Few of you are banking on IT budget increases in 2004. A study from Cutter Consortium shows that next year’s IT spending will be fairly flat to slightly declining.

“Even a slight increase in spending is welcome, but suppliers and IT managers might want to wait a bit before cheering an end to the technology slump,” says George Westerman, a senior consultant with Cutter Consortium.

Cutter surveyed 97 companies about planned IT spending using a measure called “IT intensity,” which is total IT expenditures divided by total organizational expenses. The goal is to put IT spending in context with inflation and growth in other corporate expenses.

As Westerman explains it, if IT spending grows just because of inflation or because the company grows, the IT intensity ratio will be remain constant. If IT intensity rises, this represents greater commitment to technology. If it falls, companies are investing elsewhere.

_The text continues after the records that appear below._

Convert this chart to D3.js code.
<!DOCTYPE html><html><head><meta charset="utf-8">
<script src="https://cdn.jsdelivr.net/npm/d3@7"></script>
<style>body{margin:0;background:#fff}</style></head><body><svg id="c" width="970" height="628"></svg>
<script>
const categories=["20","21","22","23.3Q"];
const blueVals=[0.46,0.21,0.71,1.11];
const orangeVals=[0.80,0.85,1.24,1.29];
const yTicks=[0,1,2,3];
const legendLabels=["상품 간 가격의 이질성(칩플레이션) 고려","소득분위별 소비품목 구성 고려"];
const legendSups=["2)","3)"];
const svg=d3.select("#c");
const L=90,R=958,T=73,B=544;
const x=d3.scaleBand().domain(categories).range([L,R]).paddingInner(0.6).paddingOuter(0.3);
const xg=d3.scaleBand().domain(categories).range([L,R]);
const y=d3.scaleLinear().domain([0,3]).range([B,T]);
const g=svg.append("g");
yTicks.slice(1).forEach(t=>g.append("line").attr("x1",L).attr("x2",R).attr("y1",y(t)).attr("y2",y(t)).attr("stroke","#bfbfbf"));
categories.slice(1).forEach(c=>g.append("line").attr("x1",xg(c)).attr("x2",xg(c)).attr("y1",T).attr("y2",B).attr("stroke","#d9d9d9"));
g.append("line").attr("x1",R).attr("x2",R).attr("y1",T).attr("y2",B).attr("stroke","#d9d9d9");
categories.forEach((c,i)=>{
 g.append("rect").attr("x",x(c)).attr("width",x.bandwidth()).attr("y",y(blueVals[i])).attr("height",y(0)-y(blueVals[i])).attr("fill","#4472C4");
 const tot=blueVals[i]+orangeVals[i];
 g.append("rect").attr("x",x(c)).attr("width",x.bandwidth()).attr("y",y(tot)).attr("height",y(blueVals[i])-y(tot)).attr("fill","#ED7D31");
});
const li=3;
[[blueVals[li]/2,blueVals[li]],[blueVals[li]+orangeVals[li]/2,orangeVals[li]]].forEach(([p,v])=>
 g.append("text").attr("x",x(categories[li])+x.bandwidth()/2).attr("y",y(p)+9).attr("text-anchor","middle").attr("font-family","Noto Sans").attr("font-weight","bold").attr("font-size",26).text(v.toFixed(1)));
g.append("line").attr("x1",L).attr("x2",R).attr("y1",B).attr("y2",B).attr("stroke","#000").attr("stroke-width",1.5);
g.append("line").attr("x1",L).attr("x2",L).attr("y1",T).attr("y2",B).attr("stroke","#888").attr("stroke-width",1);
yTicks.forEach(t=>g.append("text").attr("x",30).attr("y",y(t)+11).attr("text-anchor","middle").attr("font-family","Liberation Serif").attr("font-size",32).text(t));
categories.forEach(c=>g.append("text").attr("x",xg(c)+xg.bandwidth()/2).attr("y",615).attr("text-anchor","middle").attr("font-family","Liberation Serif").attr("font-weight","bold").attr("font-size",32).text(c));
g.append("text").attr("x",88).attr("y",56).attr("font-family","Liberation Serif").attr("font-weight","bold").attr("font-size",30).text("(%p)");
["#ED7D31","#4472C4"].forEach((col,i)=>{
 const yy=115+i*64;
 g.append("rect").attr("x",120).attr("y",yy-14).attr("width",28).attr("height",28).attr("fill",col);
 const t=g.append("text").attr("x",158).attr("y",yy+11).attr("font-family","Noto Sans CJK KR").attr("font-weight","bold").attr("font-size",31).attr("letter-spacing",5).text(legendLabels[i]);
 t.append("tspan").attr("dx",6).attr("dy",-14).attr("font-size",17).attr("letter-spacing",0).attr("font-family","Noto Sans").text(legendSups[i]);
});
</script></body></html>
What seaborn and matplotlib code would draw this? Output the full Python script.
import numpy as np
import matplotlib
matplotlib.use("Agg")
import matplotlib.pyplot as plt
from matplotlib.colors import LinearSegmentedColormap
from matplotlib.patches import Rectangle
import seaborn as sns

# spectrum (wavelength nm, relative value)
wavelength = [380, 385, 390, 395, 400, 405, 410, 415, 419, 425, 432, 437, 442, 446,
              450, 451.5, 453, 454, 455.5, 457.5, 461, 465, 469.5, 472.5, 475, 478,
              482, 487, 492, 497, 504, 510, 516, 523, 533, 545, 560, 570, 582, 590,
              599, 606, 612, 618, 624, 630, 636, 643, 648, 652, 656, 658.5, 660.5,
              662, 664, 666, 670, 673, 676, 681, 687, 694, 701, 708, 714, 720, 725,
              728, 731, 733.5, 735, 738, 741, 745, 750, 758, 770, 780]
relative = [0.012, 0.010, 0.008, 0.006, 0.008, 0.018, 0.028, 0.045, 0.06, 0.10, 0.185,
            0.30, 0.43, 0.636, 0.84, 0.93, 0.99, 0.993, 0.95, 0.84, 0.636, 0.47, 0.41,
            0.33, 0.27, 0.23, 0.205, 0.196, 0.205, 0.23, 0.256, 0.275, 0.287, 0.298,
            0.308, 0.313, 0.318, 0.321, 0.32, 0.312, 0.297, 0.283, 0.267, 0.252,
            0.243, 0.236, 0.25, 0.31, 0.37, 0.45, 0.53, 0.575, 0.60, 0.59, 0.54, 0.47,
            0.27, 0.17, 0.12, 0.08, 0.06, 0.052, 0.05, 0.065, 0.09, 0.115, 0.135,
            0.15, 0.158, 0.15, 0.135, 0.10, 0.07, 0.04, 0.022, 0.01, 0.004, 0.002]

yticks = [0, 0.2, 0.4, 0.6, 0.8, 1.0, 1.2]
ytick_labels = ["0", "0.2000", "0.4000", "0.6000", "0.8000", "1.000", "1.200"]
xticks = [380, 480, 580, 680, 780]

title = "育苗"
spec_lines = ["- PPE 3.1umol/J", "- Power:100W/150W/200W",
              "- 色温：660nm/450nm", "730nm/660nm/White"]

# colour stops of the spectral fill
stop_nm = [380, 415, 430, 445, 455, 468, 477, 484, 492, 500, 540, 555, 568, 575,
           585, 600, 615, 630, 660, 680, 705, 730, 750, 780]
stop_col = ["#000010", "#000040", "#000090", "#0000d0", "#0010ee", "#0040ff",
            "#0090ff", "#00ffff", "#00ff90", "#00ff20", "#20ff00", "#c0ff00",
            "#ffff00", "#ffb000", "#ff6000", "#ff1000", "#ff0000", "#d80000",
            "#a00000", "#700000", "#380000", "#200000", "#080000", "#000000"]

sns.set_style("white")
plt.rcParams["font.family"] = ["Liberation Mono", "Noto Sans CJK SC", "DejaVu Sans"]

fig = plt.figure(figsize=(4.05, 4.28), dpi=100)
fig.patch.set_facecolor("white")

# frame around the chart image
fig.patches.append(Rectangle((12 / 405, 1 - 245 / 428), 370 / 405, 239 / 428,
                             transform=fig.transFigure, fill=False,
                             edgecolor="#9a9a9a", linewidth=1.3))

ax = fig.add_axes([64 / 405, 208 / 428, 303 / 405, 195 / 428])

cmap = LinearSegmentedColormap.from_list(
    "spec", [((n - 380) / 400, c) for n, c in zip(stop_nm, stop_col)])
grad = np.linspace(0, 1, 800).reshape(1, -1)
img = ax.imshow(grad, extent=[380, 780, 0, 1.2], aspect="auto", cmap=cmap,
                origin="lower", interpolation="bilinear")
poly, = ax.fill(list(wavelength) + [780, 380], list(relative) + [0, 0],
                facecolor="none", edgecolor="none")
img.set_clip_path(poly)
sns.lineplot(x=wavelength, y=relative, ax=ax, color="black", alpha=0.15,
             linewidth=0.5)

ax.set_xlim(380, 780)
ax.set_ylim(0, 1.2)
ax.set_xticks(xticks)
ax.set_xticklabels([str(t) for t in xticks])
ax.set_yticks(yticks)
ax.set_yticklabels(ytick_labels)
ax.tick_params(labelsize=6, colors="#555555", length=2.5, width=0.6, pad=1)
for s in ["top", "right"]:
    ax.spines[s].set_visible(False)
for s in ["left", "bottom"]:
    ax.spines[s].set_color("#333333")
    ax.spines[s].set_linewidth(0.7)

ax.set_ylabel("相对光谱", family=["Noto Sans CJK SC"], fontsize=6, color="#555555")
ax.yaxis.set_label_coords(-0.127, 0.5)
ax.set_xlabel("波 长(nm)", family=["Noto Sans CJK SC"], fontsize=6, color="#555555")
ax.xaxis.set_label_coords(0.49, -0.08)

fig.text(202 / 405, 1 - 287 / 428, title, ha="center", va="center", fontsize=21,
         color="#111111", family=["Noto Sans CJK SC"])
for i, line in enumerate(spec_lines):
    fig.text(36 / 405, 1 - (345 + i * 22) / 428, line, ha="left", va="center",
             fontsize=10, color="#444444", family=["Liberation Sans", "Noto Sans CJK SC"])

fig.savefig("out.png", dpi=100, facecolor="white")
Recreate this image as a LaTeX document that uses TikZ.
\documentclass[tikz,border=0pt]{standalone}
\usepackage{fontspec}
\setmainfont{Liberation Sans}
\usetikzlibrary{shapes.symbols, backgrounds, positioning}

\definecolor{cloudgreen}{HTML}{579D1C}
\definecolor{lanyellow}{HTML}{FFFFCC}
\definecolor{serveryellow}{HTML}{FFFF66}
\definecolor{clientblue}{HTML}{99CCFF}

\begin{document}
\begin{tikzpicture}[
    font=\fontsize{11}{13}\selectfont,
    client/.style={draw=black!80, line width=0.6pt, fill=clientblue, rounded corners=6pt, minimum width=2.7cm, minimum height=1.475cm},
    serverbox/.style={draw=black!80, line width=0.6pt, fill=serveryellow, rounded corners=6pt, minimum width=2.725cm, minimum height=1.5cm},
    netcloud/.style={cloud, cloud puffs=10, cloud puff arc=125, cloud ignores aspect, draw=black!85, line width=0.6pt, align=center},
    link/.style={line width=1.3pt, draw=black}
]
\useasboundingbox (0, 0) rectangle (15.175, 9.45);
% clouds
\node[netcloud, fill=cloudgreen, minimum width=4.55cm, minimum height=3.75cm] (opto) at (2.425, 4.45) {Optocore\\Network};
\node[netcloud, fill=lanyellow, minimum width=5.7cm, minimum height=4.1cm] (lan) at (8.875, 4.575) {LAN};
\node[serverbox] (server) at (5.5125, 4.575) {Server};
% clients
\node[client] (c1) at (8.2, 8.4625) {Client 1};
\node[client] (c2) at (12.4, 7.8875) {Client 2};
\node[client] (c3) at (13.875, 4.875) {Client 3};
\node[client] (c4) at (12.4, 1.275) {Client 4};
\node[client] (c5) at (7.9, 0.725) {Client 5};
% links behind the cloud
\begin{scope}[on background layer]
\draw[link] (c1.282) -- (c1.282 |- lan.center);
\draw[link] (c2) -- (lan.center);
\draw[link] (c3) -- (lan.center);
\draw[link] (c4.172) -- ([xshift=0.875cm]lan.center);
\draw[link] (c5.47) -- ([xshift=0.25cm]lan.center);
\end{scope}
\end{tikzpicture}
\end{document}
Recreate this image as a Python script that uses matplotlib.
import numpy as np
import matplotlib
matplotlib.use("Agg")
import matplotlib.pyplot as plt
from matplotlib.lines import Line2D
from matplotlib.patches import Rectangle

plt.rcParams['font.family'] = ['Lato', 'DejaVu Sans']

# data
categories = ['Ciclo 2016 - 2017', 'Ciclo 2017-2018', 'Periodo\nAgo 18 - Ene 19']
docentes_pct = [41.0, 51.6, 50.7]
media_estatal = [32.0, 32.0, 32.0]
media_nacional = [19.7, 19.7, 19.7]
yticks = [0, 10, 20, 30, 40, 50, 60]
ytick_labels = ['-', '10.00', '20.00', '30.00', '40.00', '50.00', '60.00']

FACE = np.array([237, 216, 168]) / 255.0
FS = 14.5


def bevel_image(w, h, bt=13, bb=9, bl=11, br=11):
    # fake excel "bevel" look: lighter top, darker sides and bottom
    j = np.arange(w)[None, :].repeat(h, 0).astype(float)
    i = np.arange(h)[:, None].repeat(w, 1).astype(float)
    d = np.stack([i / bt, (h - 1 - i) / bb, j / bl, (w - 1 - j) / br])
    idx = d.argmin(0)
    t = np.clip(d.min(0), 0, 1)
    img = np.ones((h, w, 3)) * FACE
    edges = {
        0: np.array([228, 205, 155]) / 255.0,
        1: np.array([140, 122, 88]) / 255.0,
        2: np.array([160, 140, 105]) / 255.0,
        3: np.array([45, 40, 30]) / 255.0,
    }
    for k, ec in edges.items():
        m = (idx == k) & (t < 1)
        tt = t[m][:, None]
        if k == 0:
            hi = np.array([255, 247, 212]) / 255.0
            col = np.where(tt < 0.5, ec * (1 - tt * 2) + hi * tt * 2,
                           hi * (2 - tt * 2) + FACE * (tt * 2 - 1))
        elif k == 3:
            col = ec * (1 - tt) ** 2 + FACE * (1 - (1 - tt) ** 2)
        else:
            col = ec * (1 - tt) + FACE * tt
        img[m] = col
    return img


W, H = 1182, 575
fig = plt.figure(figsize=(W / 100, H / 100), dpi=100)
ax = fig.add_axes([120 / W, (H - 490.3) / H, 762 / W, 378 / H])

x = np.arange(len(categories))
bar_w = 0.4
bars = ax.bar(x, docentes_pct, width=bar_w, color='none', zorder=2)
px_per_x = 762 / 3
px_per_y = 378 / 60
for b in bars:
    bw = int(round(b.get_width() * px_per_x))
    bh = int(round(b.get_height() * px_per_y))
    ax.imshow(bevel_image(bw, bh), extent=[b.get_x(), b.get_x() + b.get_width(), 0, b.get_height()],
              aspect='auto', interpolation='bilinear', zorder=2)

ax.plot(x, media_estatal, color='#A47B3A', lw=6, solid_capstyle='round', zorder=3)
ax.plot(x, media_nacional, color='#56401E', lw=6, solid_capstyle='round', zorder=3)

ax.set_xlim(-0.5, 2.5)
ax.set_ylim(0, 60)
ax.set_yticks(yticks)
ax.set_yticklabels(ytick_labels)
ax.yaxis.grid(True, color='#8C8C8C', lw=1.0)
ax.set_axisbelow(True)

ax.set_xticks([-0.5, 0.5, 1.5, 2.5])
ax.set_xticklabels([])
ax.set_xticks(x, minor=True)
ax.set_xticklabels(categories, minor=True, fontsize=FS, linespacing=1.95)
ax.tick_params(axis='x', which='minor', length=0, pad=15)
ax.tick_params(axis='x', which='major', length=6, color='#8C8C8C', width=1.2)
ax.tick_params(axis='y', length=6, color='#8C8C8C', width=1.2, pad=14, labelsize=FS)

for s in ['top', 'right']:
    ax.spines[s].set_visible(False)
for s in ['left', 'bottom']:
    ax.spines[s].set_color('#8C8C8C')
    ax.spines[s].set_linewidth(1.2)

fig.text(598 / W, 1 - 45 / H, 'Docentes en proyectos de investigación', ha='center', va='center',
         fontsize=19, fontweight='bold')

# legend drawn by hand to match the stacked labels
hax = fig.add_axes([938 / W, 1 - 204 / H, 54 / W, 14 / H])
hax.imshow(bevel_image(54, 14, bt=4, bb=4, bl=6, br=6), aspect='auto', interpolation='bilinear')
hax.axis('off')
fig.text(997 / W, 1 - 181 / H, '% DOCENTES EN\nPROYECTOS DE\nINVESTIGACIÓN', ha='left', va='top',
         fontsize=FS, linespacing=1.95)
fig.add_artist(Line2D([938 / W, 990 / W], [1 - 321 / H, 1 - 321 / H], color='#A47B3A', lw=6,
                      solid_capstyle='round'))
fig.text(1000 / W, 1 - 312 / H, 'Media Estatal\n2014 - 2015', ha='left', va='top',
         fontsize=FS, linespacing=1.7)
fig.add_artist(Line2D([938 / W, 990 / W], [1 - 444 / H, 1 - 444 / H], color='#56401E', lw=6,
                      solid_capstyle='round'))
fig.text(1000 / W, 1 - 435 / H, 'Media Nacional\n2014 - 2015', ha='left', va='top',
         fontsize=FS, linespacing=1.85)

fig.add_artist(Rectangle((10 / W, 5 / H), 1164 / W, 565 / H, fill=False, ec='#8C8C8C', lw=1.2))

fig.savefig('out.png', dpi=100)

The survey predicts IT will represent 18.06% of total organizational expenses in 2004, down a tad from 18.29% in 2003, but not enough to be statistically significant. Here’s how respondents estimate their corporations’ IT intensity will change in 2004:

* Increase more than 50%: 1

* Increase 26% to 50%: 9

* Increase 11% to 25%: 14

* Increase 2% to 10%: 5

* Little change: 36

* Decrease 2% to 10%: 6

* Decrease 11% to 25%: 12

* Decrease 26% to 50%: 13

* Decrease more than 50%: 1

“In general, smaller organizations are much more likely to be increasing their IT intensity than are larger organizations. The largest organizations, which are most attractive to IT vendors, still plan on reducing IT spending relative to other expenditures,” Westerman says.